Experience was insufficient during Monday trading as even the most seasoned investors had little insight into the long-term impact of the credit downgrade. It seemed obvious that we’re in uncharted territory, as blue-chips, historically secure stocks plummeted in morning trading, shedding their long-earned reputation as safe bets. Some analysts argue this slump will be short-lived; that the current fear sweeping the markets will create buying opportunities and make bold investors very rich. Others are convinced an investment right now would be walking beneath a falling knife, an unnecessary risk in uncertain times.

The argument for the former is that the decision by other credit raters, Moody’s, for instance to maintain the U.S.credit rating at AAA will prevent economic paralysis for the nation. The downgrade is a mole on otherwise unmarred face, not unnoticeable but not worthy of too much concern.

The other team would suppose that yes, perhaps the downgrade is mole on the previously unblemished complexion of theU.S.credit, but the threat of malignance should inspire caution. Perhaps, they would argue, it is be prudent to wait for the test results to return before casting it off as nothing.

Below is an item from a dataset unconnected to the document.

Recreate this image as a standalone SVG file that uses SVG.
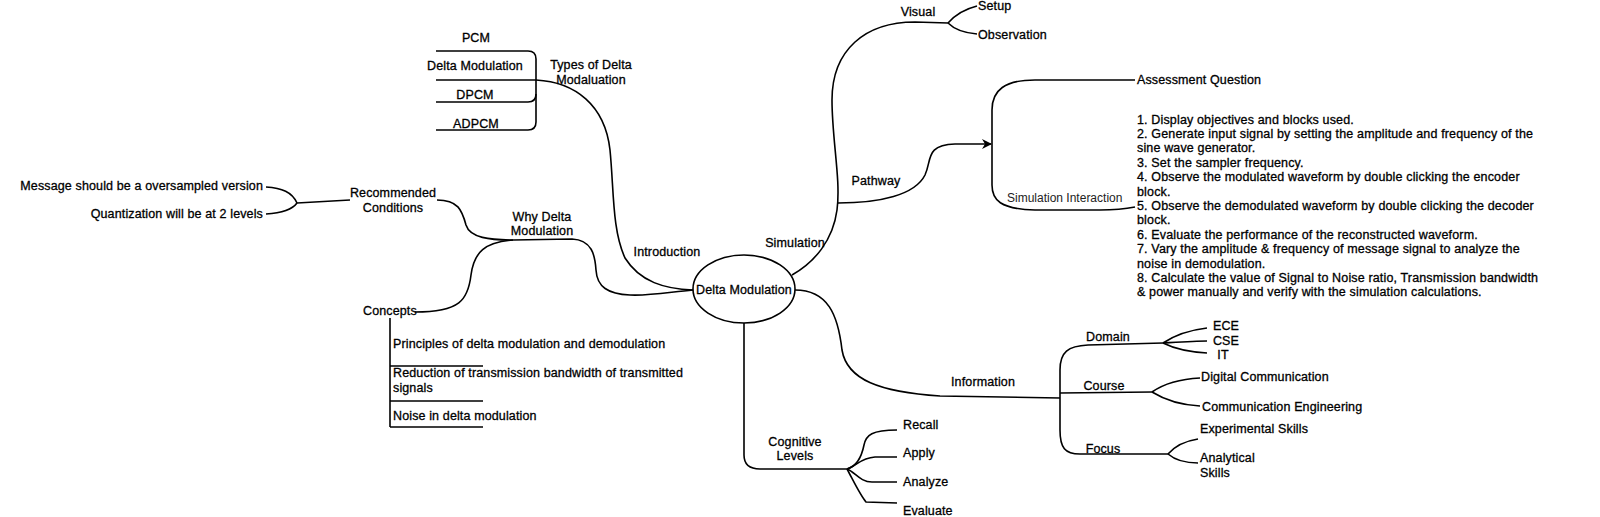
<svg xmlns="http://www.w3.org/2000/svg" width="1600" height="517" viewBox="0 0 1600 517">
<style>
text{font-family:"Liberation Sans",Arial,Helvetica,sans-serif;font-size:12.5px;letter-spacing:0.13px;fill:#000;stroke:#000;stroke-width:0.3}
.m{text-anchor:middle}
.e{text-anchor:end}
.s{font-size:12.5px;letter-spacing:0.15px}
.si{font-size:12px;letter-spacing:0;fill:#222;stroke:none}
.c{fill:none;stroke:#000;stroke-width:1.6}
</style>
<defs>
<marker id="arr" markerWidth="10" markerHeight="10" refX="9" refY="5" orient="auto" markerUnits="userSpaceOnUse">
<path d="M0,0 L10,5 L0,10 L3,5 Z" fill="#000"/>
</marker>
</defs>
<rect width="1600" height="517" fill="#fff"/>
<g id="connectors">
<path class="c" d="M536,80 C575,82 605,105 610,150 C614,190 612,230 625,258 C640,282 665,289 693,290"/>
<path class="c" d="M436,51 L528,51 C533,51 536,54 536,59 L536,122 C536,127 533,130 528,130 L436,130"/>
<path class="c" d="M436,80 L536,80"/>
<path class="c" d="M436,102 L528,102 C533,102 536,99 536,94"/>
<path class="c" d="M693,290 C670,292 650,296 630,295 C608,294 597,287 596,270 C595,255 592,240 572,239 L513,240"/>
<path class="c" d="M513,240 C490,240 470,238 466,225 C462,210 458,200 437,200"/>
<path class="c" d="M513,240 C485,242 474,252 471,275 C468,300 460,312 415,312"/>
<path class="c" d="M350,200 L297,203"/>
<path class="c" d="M297,203 C292,192 282,188 266,187"/>
<path class="c" d="M297,203 C292,210 282,213 266,214"/>
<path class="c" d="M390,318 L390,427"/>
<path class="c" d="M390,366 L483,366 M390,401 L483,401 M390,427 L483,427"/>
<path class="c" d="M792,275 C815,262 833,240 837,210 C841,180 832,140 832,100 C832,50 865,22 915,22 L948,23"/>
<path class="c" d="M948,23 C955,15 965,9 977,6"/>
<path class="c" d="M948,23 C955,30 965,33 977,34"/>
<path class="c" d="M838,203 C880,203 915,195 925,175 C932,160 925,145 955,144 L991,144" marker-end="url(#arr)"/>
<path class="c" d="M1135,80 L1035,80 C1005,80 992,90 992,110 L992,185 C992,200 1000,209 1035,210 L1100,210 C1120,210 1130,208 1135,207"/>
<path class="c" d="M744,323 L744,455 C744,465 750,469 760,469 L847,469"/>
<path class="c" d="M847,469 C858,466 862,455 864,445 C866,435 872,430 897,430"/>
<path class="c" d="M847,469 C857,466 860,458 875,457 L897,457"/>
<path class="c" d="M847,469 C855,472 860,482 872,482 L897,482"/>
<path class="c" d="M847,469 C853,480 860,495 866,502 L897,503"/>
<path class="c" d="M795,290 C828,290 838,315 842,350 C847,380 880,392 940,396 L1060,398"/>
<path class="c" d="M1060,398 L1060,370 C1060,352 1068,346 1088,345 L1163,343"/>
<path class="c" d="M1163,343 C1175,335 1190,330 1207,328"/>
<path class="c" d="M1163,343 C1180,342 1195,341 1207,341"/>
<path class="c" d="M1163,343 C1175,349 1190,352 1207,353"/>
<path class="c" d="M1060,393 L1152,392"/>
<path class="c" d="M1152,392 C1165,383 1180,379 1200,378"/>
<path class="c" d="M1152,392 C1165,400 1180,405 1200,406"/>
<path class="c" d="M1060,398 L1060,430 C1060,448 1065,454 1080,454 L1168,454"/>
<path class="c" d="M1168,454 C1175,446 1185,441 1198,439"/>
<path class="c" d="M1168,454 C1175,460 1185,463 1198,463"/>
</g>
<g id="center">
<ellipse cx="744" cy="289" rx="51" ry="34" fill="#fff" stroke="#000" stroke-width="1.6"/>
<text class="m" x="744" y="294">Delta Modulation</text>
</g>
<g id="types">
<text class="m" x="476" y="42">PCM</text>
<text class="m" x="475" y="70">Delta Modulation</text>
<text class="m" x="475" y="99">DPCM</text>
<text class="m" x="476" y="128">ADPCM</text>
<text class="m" x="591" y="69">Types of Delta</text>
<text class="m" x="591" y="84">Modaluation</text>
</g>
<g id="introduction"><text class="m" x="667" y="256">Introduction</text></g>
<g id="why">
<text class="m" x="542" y="221">Why Delta</text>
<text class="m" x="542" y="235">Modulation</text>
</g>
<g id="recommended">
<text class="m" x="393" y="197">Recommended</text>
<text class="m" x="393" y="212">Conditions</text>
<text class="e" x="263" y="190">Message should be a oversampled version</text>
<text class="e" x="263" y="218">Quantization will be at 2 levels</text>
</g>
<g id="concepts">
<text x="363" y="315">Concepts</text>
<text x="393" y="348">Principles of delta modulation and demodulation</text>
<text x="393" y="377">Reduction of transmission bandwidth of transmitted</text>
<text x="393" y="392">signals</text>
<text x="393" y="420">Noise in delta modulation</text>
</g>
<g id="simulation">
<text class="m" x="795" y="247">Simulation</text>
<text class="m" x="918" y="16">Visual</text>
<text x="978" y="10">Setup</text>
<text x="978" y="39">Observation</text>
<text class="m" x="876" y="185">Pathway</text>
</g>
<g id="simulation-interaction">
<text class="si" x="1007" y="202">Simulation Interaction</text>
<text x="1137" y="84">Assessment Question</text>
<text class="s" x="1137" y="123.5">1. Display objectives and blocks used.</text>
<text class="s" x="1137" y="137.9">2. Generate input signal by setting the amplitude and frequency of the</text>
<text class="s" x="1137" y="152.3">sine wave generator.</text>
<text class="s" x="1137" y="166.7">3. Set the sampler frequency.</text>
<text class="s" x="1137" y="181.1">4. Observe the modulated waveform by double clicking the encoder</text>
<text class="s" x="1137" y="195.5">block.</text>
<text class="s" x="1137" y="209.9">5. Observe the demodulated waveform by double clicking the decoder</text>
<text class="s" x="1137" y="224.3">block.</text>
<text class="s" x="1137" y="238.7">6. Evaluate the performance of the reconstructed waveform.</text>
<text class="s" x="1137" y="253.1">7. Vary the amplitude &amp; frequency of message signal to analyze the</text>
<text class="s" x="1137" y="267.5">noise in demodulation.</text>
<text class="s" x="1137" y="281.9">8. Calculate the value of Signal to Noise ratio, Transmission bandwidth</text>
<text class="s" x="1137" y="296.3">&amp; power manually and verify with the simulation calculations.</text>
</g>
<g id="cognitive">
<text class="m" x="795" y="446">Cognitive</text>
<text class="m" x="795" y="460">Levels</text>
<text x="903" y="429">Recall</text>
<text x="903" y="457">Apply</text>
<text x="903" y="486">Analyze</text>
<text x="903" y="515">Evaluate</text>
</g>
<g id="information">
<text class="m" x="983" y="386">Information</text>
<text class="m" x="1108" y="341">Domain</text>
<text class="m" x="1226" y="330">ECE</text>
<text class="m" x="1226" y="345">CSE</text>
<text class="m" x="1223" y="359">IT</text>
<text class="m" x="1104" y="390">Course</text>
<text x="1201" y="381">Digital Communication</text>
<text x="1202" y="411">Communication Engineering</text>
<text class="m" x="1103" y="453">Focus</text>
<text x="1200" y="433">Experimental Skills</text>
<text x="1200" y="462">Analytical</text>
<text x="1200" y="477">Skills</text>
</g>
</svg>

Today, investors were siding largely with the latter team, driving down markets over 300 in early morning trading. The S&P has dropped 14 percent in the previous 11 sessions, categorizing the decline among the top-20 in stock market history.

With a single exception, the entirety of the Dow Jones slid lower on Monday. Bank of America (BAC) led the pack as the credit slash was coupled with the S&P’s downgrade of the Freddie Mac and Fannie Mae. Shares took an additional hit when the New York Times announced the American International Group Inc. (AIG) would sue the North Carolina financial institution for the tune of $10 billion in order to recoup losses on mortgage-backed securities. The potential $10 billion did little to help AIG, which was also sharply lower in trading.

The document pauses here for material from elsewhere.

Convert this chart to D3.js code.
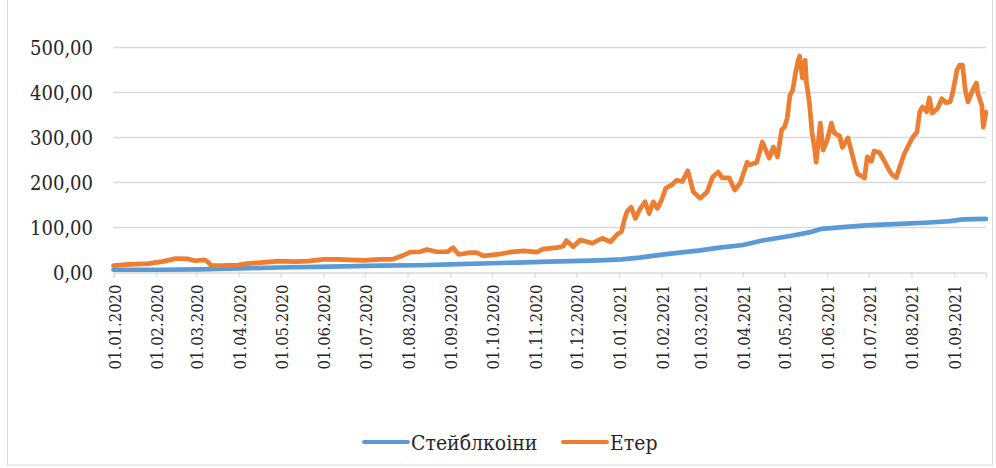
<!DOCTYPE html>
<html>
<head>
<meta charset="utf-8">
<script src="https://cdn.jsdelivr.net/npm/d3@7"></script>
<style>
	body { margin: 0; background: #fff; }
</style>
</head>
<body>
<svg width="996" height="468"></svg>
<script>
	// Стейблкоіни vs Етер, 2020 - 2021

	var stableDates = ["2020-01-01","2020-02-03","2020-03-03","2020-04-01","2020-04-30","2020-06-06","2020-07-12","2020-08-10",
		"2020-09-01","2020-10-07","2020-11-12","2020-12-18","2021-01-03","2021-01-16","2021-01-31","2021-02-14","2021-03-01",
		"2021-03-15","2021-04-01","2021-04-15","2021-05-05","2021-05-19","2021-05-28","2021-06-17","2021-07-02","2021-07-24",
		"2021-08-14","2021-08-29","2021-09-07","2021-09-24"];
	var stableValues = [5,5,6,8,10,12,14,15,17,20,23,26,28,32,38,43,48,54,60,70,80,88,96,101,104,107,110,113,117,118];

	var ethDates = ["2020-01-01","2020-01-12","2020-01-26","2020-02-05","2020-02-11","2020-02-15","2020-02-24","2020-02-29",
		"2020-03-07","2020-03-09","2020-03-12","2020-03-19","2020-03-31","2020-04-07","2020-04-17","2020-04-29","2020-05-11",
		"2020-05-21","2020-06-01","2020-06-12","2020-06-20","2020-06-30","2020-07-12","2020-07-21","2020-07-28","2020-08-03",
		"2020-08-10","2020-08-15","2020-08-22","2020-08-30","2020-09-03","2020-09-07","2020-09-15","2020-09-20","2020-09-25",
		"2020-10-05","2020-10-14","2020-10-24","2020-11-03","2020-11-07","2020-11-17","2020-11-22","2020-11-24","2020-11-29",
		"2020-12-04","2020-12-09","2020-12-13","2020-12-20","2020-12-26","2020-12-31","2021-01-03","2021-01-05","2021-01-07",
		"2021-01-10","2021-01-13","2021-01-16","2021-01-20","2021-01-23","2021-01-26","2021-01-29","2021-02-01","2021-02-04",
		"2021-02-08","2021-02-12","2021-02-16","2021-02-20","2021-02-24","2021-03-01","2021-03-06","2021-03-10","2021-03-14",
		"2021-03-17","2021-03-22","2021-03-26","2021-03-30","2021-04-04","2021-04-06","2021-04-11","2021-04-15","2021-04-20",
		"2021-04-23","2021-04-26","2021-04-29","2021-05-01","2021-05-03","2021-05-05","2021-05-07","2021-05-09","2021-05-11",
		"2021-05-12","2021-05-14","2021-05-16","2021-05-17","2021-05-19","2021-05-21","2021-05-23","2021-05-24","2021-05-27",
		"2021-05-29","2021-06-01","2021-06-04","2021-06-06","2021-06-10","2021-06-12","2021-06-16","2021-06-19","2021-06-21",
		"2021-06-23","2021-06-27","2021-06-28","2021-06-30","2021-07-03","2021-07-05","2021-07-09","2021-07-13","2021-07-16",
		"2021-07-18","2021-07-21","2021-07-24","2021-07-27","2021-07-29","2021-08-02","2021-08-05","2021-08-07","2021-08-09",
		"2021-08-12","2021-08-14","2021-08-16","2021-08-20","2021-08-23","2021-08-26","2021-08-29","2021-08-31","2021-09-03",
		"2021-09-05","2021-09-07","2021-09-09","2021-09-11","2021-09-14","2021-09-17","2021-09-18","2021-09-21","2021-09-22",
		"2021-09-24"];
	var ethValues = [14,17,18.5,23,27,30,29,25,27,23,14,14,15.5,18.5,21,24,23,24,28,28,27,26,28,28,36,44,45,50,45,45,54,39,43,
		43,36,39,44,47,44,51,54,58,70,56,71,67,64,75,67,84,90,116,134,144,119,138,156,130,156,141,160,186,193,204,201,225,178,
		164,178,211,222,209,209,182,198,244,238,244,289,253,278,256,316,322,342,393,404,442,471,480,431,471,420,378,310,271,
		244,331,271,293,331,309,302,277,298,262,238,218,211,209,256,246,269,265,243,225,216,210,238,264,276,300,311,356,367,
		356,387,353,364,385,376,378,400,449,460,460,404,378,402,420,398,370,322,355];

	var monthTicks = ["01.01.2020","01.02.2020","01.03.2020","01.04.2020","01.05.2020","01.06.2020","01.07.2020",
		"01.08.2020","01.09.2020","01.10.2020","01.11.2020","01.12.2020","01.01.2021","01.02.2021","01.03.2021",
		"01.04.2021","01.05.2021","01.06.2021","01.07.2021","01.08.2021","01.09.2021"];
	var yTicks = [0,100,200,300,400,500];
	var seriesNames = ["Стейблкоіни","Етер"];
	var seriesColors = ["#5b9bd5","#ed7d31"];

	var serif = "'DejaVu Serif Condensed', 'DejaVu Serif', serif";
	var parseIso = d3.utcParse("%Y-%m-%d");
	var parseTick = d3.utcParse("%d.%m.%Y");
	var fmtY = function(v) { return d3.format(".2f")(v).replace(".", ","); };

	var svg = d3.select("svg");

	// outer frame of the chart area
	svg.append("rect").attr("x",7.5).attr("y",-1).attr("width",985).attr("height",466)
		.style("fill","white").style("stroke","#d9d9d9").style("stroke-width","1px");

	var x = d3.scaleUtc()
		.domain([parseIso("2020-01-01"), parseIso("2021-09-24")])
		.range([113.5, 986]);
	var y = d3.scaleLinear().domain([0, 500]).range([272, 47]);

	// gridlines
	svg.append("g").selectAll("line").data(yTicks.slice(1)).enter().append("line")
		.attr("x1",113.5).attr("x2",986)
		.attr("y1",function(d){ return Math.round(y(d)) + 0.5; })
		.attr("y2",function(d){ return Math.round(y(d)) + 0.5; })
		.style("stroke","#d9d9d9").style("stroke-width","1.3px");

	// y labels
	svg.append("g").selectAll("text").data(yTicks).enter().append("text")
		.attr("x",93).attr("y",function(d){ return y(d) + 7.5; })
		.attr("text-anchor","end")
		.style("font-family",serif).style("font-size","20px").style("fill","#262626")
		.text(fmtY);

	// x axis
	var xAxis = d3.axisBottom(x)
		.tickValues(monthTicks.map(parseTick))
		.tickSize(5)
		.tickFormat(d3.utcFormat("%d.%m.%Y"));
	var gx = svg.append("g").attr("transform","translate(0,272.5)").call(xAxis);
	gx.select(".domain").style("stroke","#d9d9d9").style("stroke-width","1.3px");
	gx.selectAll(".tick line").style("stroke","#d9d9d9").style("stroke-width","1.3px");
	gx.selectAll(".tick text")
		.attr("transform","translate(6.5,12) rotate(-90)")
		.attr("x",0).attr("y",0).attr("dy",0)
		.attr("text-anchor","end")
		.style("font-family",serif).style("font-size","16.5px").style("fill","#262626");

	// series lines
	var line = d3.line()
		.x(function(d){ return x(d.date); })
		.y(function(d){ return y(d.value); });

	var stable = stableDates.map(function(d,i){ return {date: parseIso(d), value: stableValues[i]}; });
	var eth = ethDates.map(function(d,i){ return {date: parseIso(d), value: ethValues[i]}; });

	[stable, eth].forEach(function(data, i) {
		svg.append("path").datum(data)
			.attr("d", line)
			.style("fill","none")
			.style("stroke", seriesColors[i])
			.style("stroke-width","4.7px")
			.style("stroke-linejoin","round")
			.style("stroke-linecap","round");
	});

	// legend
	var legendX = [364, 563];
	seriesNames.forEach(function(name, i) {
		svg.append("line")
			.attr("x1", legendX[i]).attr("x2", legendX[i] + 44)
			.attr("y1", 442).attr("y2", 442)
			.style("stroke", seriesColors[i]).style("stroke-width","4px").style("stroke-linecap","round");
		svg.append("text")
			.attr("x", legendX[i] + 47).attr("y", 450)
			.style("font-family",serif).style("font-size","21px").style("fill","#262626")
			.text(name);
	});
</script>
</body>
</html>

Citigroup (C) was hardly doing better than Bank of America for the day as exposure to mortgages continued to weigh down shares. A security breach late on Friday that led to thieves accessing and selling the information of thousands of Citi credit card holders, did little to help matters. The most obvious driver of losses; however, was a subpoena from the California Attorney General’s Office that would involve the bank in investigation into mortgage securitization practices.

Naturally, the direct impact of a second recession on banking stocks led them to fall hardest among blue-chips today. Conversely major tech companies, which tend to have strong international business operations to dull the blow, were able to make it through the day alive. International Business Machines (IBM), Microsoft (MSFT), Hewlett Packard (HPQ) and Intel (INTC) all fell, but considerably less than many other companies listed on the Dow Jones. Intel, likely by virtue of its strong international semi-conductor business, was the least affected among tech components.

Other tech goliaths, including Google (GOOG) and Apple (AAPL) slid comparably. Shares of Google, are down near 7 percent YTD while Apple has managed to tick up over 12 percent even in spite of recent slides.

Coca-Cola (KO) was lower but stayed stable while Kraft Foods (KFT) sank more sharply.

Even Wal-Mart (WMT) which some could argue would thrive in a bad economy due to its discount prices took a hit today.

Pharmaceutical companies including Johnson & Johnson (JNJ) and Pfizer (PFE), were also struggling in spite of strong international business and product demand.

The breadth of the blue-chip weakness today could be interpreted as the beginning of a changing landscape: a new frontier in investing post-credit-downgrade where not even blue-chips are safe. Simultaneously, the test results could come back negative and the performance today could be the anxiety of the waiting period taking a toll and creating false symptoms.